Fall back onto the last resort of IT: Phone random IT people and see if they've had the same thing. Couple of them experiencing it, one of them in the advanced stages of diagnosis. After much jiggery-pokery and literally just turning the software on under heavy debugging/monitoring (and LOTS of rebooting) and trying to identify cause, narrow it down to accessing a certain Java package and then, inside that, find an expired certificate. How do we know it's the cert? Can you fool it by putting the clocks back? Actually, yes. Before the expiry time, it works, after it doesn't. Can you replace the cert? Yes, but the software refuses to work even if it doesn't hang. Can you fake it? No. Can you remove it? No, the software won't work. Can you run your processes with an inaccurate clock? No. Can you run your server without UPS monitoring? Not really.
So it takes this long to get to knowing what's happened and what you can do about it. The affected servers can have their filesystem accessed by something else (Linux boot disk) and have the UPS software disabled, because there was literally no other way to get the software turned off once Windows had started (and actually, I moved the UPS monitoring to a Linux machine that then would issue shutdown notices to the Windows servers instead!).
Eventually, after about a week, the UPS manufacturer issue an update and pretend it never happened (and NOBODY installed that update without first installing clean or working out what the problem was). But you try diagnosing that bugger while having a whole company breathing down your neck and silence in the server rooms.
What saved the day? Linux, contacts, careful investigation, no blind reinstalling, and not relying on the UPS manufacturer to actually DO anything about it.
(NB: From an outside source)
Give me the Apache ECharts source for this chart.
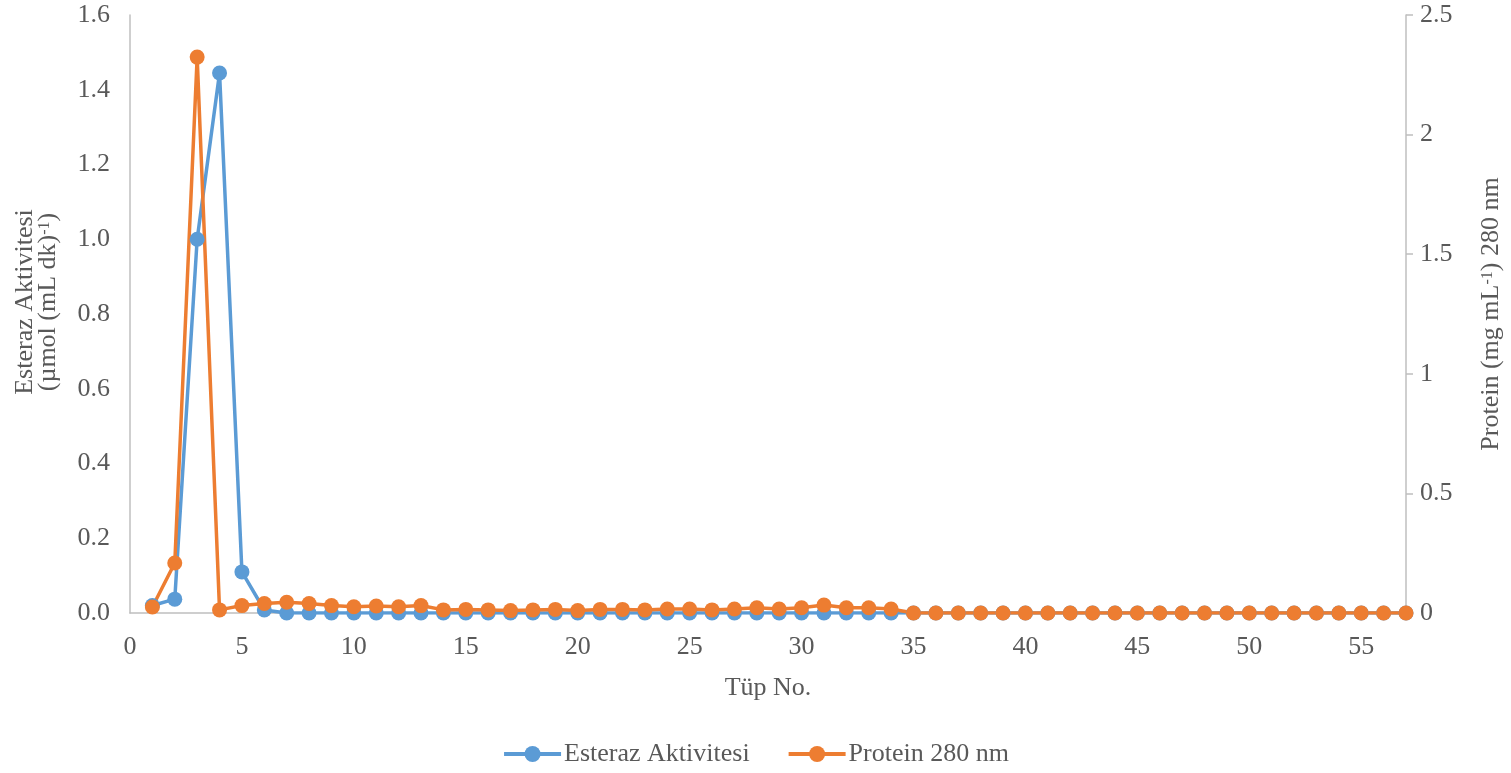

The last thing you expect when your whole network goes down (and only the servers, not the clients) is some UPS software that's been working FOREVER, on known-good versions, on known-good servers to suddenly stop working even on restoration of older, working backups (whose restoration had ALWAYS worked before that point when testing backups) and then hang the machine to the extent that you literally could not do ANYTHING on it at all. I was just about ready to kill Microsoft until we saw that no updates had taken place in the weeks leading up to it and the servers had been rebooted and backed up and test-restored since then.